Hi Juraj, could you please share the minimal reproduction steps? -version of DPDK used; -how many VFs are spawned; -do I have to unbind all the VFs from the iavf driver and bind them to vfio-pci; -are the VFs passthrough to the VM or the reproduction is possible on HOST only; -which script should I run from the DPDK along with the parameters that trigger the unwanted messages; -any other useful info; Thank you, Slawomir Laba
Hi Slawomir, We are using docker containers to run multiple intances of VPP/DPDK. This is because we've hit this issue in CI which uses that setup. We haven't tried this with VMs.
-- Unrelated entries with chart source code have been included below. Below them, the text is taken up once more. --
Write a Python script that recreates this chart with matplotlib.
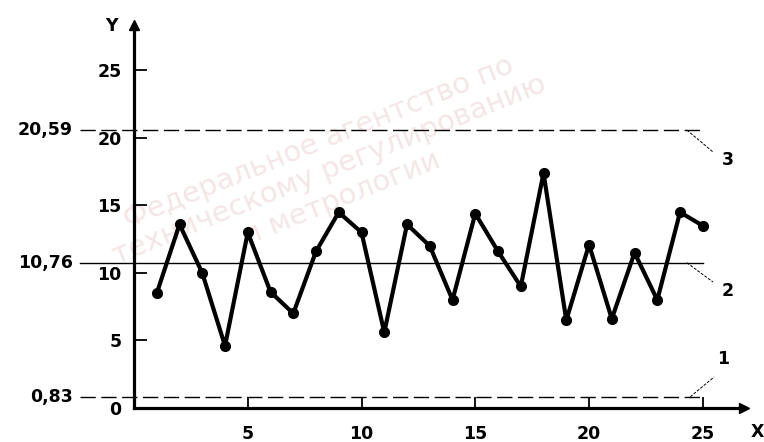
import numpy as np
import matplotlib.pyplot as plt

# sample number and measured value
x_vals = list(range(1, 26))
y_vals = [8.5, 13.6, 10.0, 4.6, 13.0, 8.6, 7.0, 11.6, 14.5, 13.0,
          5.6, 13.6, 12.0, 8.0, 14.4, 11.6, 9.0, 17.4, 6.5, 12.1,
          6.6, 11.5, 8.0, 14.5, 13.5]

# control limits: lower (1), centre (2), upper (3)
lcl, cl, ucl = 0.83, 10.76, 20.59
limit_labels = ['0,83', '10,76', '20,59']
x_ticks = [5, 10, 15, 20, 25]
y_ticks = [0, 5, 10, 15, 20, 25]

fig = plt.figure(figsize=(7.64, 4.42), dpi=100)
ax = fig.add_axes([0, 0, 1, 1])
ax.set_xlim(-5.89, 27.69)
ax.set_ylim(-2.52, 30.22)

font = dict(family='DejaVu Sans', fontweight='bold', fontsize=12.5)

# faint watermark
ax.text(8.6, 17.6, 'Федеральное агентство по\nтехническому регулированию\nи метрологии',
        rotation=22, color='#f4e6e6', fontsize=21, ha='center', va='center',
        linespacing=1.1, zorder=0)

# axes as spines through the origin
for side in ['top', 'right']:
    ax.spines[side].set_visible(False)
ax.spines['left'].set_position(('data', 0))
ax.spines['bottom'].set_position(('data', 0))
ax.spines['left'].set_bounds(0, 28.4)
ax.spines['bottom'].set_bounds(0, 26.8)
for side in ['left', 'bottom']:
    ax.spines[side].set_linewidth(2.3)
ax.plot([0], [28.4], marker='^', color='k', ms=7, clip_on=False)
ax.plot([26.8], [0], marker='>', color='k', ms=7, clip_on=False)

ax.set_xticks(x_ticks)
ax.set_yticks(y_ticks)
ax.set_xticklabels([str(t) for t in x_ticks], **font)
ax.set_yticklabels([str(t) for t in y_ticks], **font)
ax.tick_params(axis='x', direction='in', length=8, width=1.3, pad=12)
ax.tick_params(axis='y', direction='in', length=9, width=1.3, pad=9)

ax.text(-1.0, 28.3, 'Y', ha='center', va='center', **font)
ax.text(27.4, -1.8, 'X', ha='center', va='center', **font)

# limit lines
x0 = -2.37
ax.plot([x0, 25], [ucl, ucl], color='k', lw=1.0, ls=(0, (11, 4)))
ax.plot([x0, 25], [cl, cl], color='k', lw=1.0)
ax.plot([x0, 25], [lcl, lcl], color='k', lw=1.0, ls=(0, (11, 4)))
for val, lab in zip([lcl, cl, ucl], limit_labels):
    ax.text(-2.68, val, lab, ha='right', va='center', **font)

# leader lines with numbers
leaders = [((24.3, ucl), (25.45, 18.96), (26.1, 18.4), '3'),
           ((24.3, cl), (25.45, 9.33), (26.1, 8.7), '2'),
           ((24.45, lcl), (25.5, 2.3), (25.9, 3.6), '1')]
for start, end, pos, lab in leaders:
    ax.plot([start[0], end[0]], [start[1], end[1]], color='k', lw=0.7, ls=(0, (3, 1.5)))
    ax.text(pos[0], pos[1], lab, ha='center', va='center', **font)

# data series
ax.plot(x_vals, y_vals, color='k', lw=3, marker='o', ms=7, zorder=5)

fig.savefig('out.png', dpi=100)
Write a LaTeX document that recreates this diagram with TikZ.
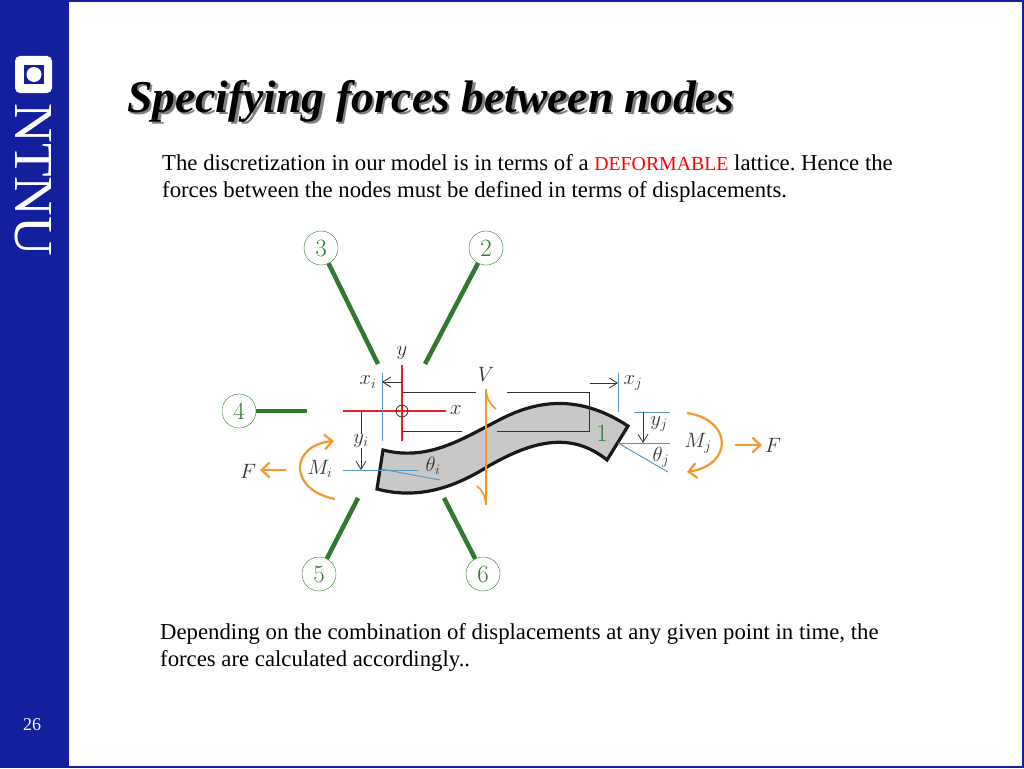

The lastest DPDK version which we were able to reproduce this with is 21.02. I'm not sure what you mean by spawned, we're creating sriov_numvfs vfs (our testing NIC is XXV710, so that would be 64 VFs per PF port). Each VPP/DPDK instance is using two VFs and we need at least two separate instances to reproduce this. We're mainly reproducing this with VPP (which is using DPDK), but I've also been able to reproduce this with just DPDK: docker exec -d ${CONTAINER} sh -c "/dpdk/build/app/dpdk-testpmd -n 4 --log-level debug --in-memory --no-telemetry --file-prefix vpp -a \"\$(cut -d ' ' -f 1 nic_pcis.txt)\" -a \"\$(cut -d ' ' -f 2 nic_pcis.txt)\" --main-lcore ${DPDK_CORE} > ${DPDK_LOG_FILE}" When using DPDK, the VFs need to be bound to vfio-pci, when using VPP, it'll bind then to vfio-pci automatically. Make sure to use multiple separate instances of VPP/DPDK that are started at the same time so that you are able to hit the race condition. One instance with two VFs never reproduces this (and more VFs in a single instance won't help IMO, since it seems the initialization is sequential), there must be simultaneous init attempts from separate instances. Juraj
The i40evf PMD used by DPDK is old and hasn't been updated much. In its stead, the iavf PMD has been developed and is actively maintained. The issue is not reproducible with the iavf PMD. Starting with 21.05, DPDK switched the default PMD for these VFs to iavf, thus resolving the issue.